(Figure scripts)
(begin)
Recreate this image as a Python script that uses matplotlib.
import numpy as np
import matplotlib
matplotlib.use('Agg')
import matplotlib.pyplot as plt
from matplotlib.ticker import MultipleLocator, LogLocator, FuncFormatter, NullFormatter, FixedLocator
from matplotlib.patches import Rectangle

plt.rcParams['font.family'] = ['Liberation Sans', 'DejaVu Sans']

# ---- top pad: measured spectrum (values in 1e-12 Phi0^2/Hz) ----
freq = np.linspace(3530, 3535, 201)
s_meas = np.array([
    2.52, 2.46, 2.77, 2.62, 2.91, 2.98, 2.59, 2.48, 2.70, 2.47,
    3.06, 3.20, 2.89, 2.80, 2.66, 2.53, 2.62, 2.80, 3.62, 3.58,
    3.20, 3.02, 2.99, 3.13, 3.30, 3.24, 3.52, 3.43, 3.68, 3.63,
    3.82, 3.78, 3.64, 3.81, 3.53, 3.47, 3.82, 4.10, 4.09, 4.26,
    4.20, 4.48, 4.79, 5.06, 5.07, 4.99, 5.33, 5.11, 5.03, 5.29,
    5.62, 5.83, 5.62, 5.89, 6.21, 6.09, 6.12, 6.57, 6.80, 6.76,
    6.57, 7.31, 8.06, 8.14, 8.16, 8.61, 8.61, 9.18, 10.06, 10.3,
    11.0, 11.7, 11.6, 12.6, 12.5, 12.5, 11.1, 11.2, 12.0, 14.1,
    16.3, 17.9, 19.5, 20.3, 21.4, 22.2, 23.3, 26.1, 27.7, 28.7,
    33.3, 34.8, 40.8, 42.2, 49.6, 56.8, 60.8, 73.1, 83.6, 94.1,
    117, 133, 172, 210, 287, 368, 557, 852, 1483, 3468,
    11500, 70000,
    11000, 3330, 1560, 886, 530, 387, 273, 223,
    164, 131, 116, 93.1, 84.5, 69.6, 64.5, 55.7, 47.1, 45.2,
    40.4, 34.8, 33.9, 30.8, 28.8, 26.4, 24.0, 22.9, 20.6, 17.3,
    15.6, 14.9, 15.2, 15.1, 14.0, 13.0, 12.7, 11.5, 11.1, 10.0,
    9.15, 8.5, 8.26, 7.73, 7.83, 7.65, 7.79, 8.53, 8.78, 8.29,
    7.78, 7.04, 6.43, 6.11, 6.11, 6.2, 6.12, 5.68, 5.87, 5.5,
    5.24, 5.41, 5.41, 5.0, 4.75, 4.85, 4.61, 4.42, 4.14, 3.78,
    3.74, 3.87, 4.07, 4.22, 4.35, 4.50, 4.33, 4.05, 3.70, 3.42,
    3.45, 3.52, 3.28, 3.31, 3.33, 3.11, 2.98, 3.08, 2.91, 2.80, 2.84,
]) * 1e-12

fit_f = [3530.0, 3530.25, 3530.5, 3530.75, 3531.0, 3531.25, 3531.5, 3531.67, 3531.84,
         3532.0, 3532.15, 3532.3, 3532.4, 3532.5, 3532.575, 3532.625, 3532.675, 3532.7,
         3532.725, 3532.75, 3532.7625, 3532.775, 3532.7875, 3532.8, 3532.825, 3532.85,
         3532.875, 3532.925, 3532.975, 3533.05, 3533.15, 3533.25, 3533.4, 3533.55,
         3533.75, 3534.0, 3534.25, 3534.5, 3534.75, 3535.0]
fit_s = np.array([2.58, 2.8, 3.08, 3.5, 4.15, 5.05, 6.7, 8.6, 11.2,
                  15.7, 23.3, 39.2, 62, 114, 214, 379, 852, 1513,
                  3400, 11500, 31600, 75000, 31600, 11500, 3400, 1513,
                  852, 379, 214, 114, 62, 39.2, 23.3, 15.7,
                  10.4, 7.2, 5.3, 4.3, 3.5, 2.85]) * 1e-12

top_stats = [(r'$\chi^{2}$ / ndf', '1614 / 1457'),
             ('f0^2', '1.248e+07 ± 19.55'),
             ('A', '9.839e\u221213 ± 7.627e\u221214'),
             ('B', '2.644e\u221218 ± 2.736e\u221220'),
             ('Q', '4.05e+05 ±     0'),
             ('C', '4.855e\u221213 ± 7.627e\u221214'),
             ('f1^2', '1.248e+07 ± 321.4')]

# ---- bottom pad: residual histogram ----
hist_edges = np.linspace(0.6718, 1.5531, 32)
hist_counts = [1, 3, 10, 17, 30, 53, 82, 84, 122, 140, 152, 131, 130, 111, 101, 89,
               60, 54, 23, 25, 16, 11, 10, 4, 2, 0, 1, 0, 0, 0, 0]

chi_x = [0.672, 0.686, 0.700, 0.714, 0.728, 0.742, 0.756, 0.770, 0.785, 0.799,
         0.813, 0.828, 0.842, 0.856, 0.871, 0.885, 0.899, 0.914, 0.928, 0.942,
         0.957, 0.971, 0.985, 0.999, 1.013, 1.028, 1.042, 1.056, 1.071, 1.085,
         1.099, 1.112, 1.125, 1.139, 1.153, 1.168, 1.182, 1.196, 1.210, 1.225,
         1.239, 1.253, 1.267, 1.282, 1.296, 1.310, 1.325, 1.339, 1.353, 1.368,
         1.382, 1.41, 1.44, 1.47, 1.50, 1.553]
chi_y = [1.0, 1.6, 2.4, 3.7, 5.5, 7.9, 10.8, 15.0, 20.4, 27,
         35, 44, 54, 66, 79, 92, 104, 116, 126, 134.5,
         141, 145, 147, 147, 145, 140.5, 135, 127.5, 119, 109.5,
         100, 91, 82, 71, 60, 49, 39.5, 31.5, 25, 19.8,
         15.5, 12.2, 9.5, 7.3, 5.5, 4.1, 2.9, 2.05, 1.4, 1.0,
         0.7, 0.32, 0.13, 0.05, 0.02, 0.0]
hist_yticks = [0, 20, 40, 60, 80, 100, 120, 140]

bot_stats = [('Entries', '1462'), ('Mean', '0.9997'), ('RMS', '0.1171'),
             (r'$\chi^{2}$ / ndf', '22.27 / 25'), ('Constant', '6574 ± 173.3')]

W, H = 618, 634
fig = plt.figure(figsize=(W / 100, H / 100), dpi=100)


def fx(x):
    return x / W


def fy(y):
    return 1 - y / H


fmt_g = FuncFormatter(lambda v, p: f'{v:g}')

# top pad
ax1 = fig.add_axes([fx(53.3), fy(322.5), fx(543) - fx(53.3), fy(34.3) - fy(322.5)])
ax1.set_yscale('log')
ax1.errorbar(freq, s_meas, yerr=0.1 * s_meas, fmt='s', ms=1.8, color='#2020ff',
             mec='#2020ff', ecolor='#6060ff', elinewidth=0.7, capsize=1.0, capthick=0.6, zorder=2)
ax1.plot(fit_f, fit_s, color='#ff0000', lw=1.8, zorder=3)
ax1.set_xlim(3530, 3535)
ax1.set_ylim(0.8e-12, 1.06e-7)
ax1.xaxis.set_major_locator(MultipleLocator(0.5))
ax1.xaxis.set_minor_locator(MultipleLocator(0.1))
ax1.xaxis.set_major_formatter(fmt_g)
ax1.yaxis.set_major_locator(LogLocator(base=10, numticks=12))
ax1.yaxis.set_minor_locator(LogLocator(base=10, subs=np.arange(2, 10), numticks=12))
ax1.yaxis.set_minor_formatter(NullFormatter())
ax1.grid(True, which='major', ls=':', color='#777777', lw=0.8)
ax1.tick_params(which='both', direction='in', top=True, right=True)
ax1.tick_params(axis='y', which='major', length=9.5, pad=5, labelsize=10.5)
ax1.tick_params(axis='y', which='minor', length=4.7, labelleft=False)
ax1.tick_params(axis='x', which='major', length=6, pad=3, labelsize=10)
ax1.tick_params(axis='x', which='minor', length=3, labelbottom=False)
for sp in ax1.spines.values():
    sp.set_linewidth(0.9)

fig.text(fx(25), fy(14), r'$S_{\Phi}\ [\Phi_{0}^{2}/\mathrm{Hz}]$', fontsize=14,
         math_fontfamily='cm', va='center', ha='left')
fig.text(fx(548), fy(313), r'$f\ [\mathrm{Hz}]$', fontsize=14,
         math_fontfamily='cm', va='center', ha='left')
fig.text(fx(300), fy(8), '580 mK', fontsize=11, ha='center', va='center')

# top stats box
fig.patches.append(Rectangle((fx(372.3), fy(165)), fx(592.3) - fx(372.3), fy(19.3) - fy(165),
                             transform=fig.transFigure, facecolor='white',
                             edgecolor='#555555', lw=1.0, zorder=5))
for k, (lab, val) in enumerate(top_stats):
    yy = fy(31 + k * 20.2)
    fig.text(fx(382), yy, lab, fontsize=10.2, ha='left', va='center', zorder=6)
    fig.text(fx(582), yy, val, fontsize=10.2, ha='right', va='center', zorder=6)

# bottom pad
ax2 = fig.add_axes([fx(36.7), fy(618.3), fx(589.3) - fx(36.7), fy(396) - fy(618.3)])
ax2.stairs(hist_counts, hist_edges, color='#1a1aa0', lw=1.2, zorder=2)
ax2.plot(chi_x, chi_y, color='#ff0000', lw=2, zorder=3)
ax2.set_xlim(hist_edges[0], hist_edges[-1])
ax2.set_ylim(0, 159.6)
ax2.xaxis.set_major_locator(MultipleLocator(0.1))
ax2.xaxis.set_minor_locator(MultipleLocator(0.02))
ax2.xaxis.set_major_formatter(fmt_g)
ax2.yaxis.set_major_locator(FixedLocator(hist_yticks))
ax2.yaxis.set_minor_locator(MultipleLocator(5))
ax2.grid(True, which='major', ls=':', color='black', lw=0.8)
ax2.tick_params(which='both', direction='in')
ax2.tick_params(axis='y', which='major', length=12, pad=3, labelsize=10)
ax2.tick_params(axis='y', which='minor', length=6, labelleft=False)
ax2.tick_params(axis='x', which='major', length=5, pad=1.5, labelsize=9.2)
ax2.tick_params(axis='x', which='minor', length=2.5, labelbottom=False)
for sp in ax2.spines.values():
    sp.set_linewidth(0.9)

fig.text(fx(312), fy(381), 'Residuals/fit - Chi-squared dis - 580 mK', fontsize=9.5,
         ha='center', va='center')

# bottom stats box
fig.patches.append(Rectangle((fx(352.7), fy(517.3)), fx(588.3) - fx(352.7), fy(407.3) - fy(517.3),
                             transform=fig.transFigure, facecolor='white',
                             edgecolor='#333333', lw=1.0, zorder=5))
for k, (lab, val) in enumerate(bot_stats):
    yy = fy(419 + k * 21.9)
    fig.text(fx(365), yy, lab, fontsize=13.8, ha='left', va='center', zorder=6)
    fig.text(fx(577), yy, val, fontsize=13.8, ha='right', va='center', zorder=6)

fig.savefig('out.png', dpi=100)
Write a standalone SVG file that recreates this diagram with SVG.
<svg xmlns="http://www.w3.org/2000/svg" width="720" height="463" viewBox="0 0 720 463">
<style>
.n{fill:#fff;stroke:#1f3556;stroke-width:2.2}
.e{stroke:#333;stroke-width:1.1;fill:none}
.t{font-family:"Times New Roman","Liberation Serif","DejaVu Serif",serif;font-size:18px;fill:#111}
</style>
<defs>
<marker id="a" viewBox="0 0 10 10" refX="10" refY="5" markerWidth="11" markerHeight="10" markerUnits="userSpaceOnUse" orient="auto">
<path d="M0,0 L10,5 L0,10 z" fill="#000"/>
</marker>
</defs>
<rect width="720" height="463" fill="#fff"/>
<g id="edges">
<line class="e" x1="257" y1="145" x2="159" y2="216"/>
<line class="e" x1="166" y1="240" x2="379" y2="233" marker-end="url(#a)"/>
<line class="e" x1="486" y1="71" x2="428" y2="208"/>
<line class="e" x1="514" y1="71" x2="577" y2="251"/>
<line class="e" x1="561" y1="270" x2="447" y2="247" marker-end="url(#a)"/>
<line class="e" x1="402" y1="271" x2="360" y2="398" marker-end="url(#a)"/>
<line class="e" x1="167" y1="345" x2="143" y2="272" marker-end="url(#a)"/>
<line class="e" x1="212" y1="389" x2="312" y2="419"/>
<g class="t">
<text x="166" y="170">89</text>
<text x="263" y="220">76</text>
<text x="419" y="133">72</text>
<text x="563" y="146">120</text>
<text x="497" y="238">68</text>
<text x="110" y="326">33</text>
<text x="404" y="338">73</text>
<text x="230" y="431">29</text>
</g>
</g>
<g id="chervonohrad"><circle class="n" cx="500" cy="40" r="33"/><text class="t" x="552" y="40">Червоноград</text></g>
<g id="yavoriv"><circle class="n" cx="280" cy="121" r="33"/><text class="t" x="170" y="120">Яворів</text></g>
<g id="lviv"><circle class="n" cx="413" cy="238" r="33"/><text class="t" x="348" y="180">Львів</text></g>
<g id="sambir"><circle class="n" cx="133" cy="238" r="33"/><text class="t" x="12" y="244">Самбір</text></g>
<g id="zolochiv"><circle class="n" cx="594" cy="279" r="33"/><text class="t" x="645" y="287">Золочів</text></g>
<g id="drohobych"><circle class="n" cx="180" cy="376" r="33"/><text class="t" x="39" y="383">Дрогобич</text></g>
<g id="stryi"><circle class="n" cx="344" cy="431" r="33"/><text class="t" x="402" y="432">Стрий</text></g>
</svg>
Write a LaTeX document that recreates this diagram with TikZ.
(end)
- Your objective: Write out again, exactly, the lines from the start of the entries up to and including the one with "plt.rcParams['font.family'] = ['Liberation". Nothing else belongs in the reply.

- Result:
Recreate this image as a Python script that uses matplotlib.
import numpy as np
import matplotlib
matplotlib.use('Agg')
import matplotlib.pyplot as plt
from matplotlib.ticker import MultipleLocator, LogLocator, FuncFormatter, NullFormatter, FixedLocator
from matplotlib.patches import Rectangle

plt.rcParams['font.family'] = ['Liberation Sans', 'DejaVu Sans']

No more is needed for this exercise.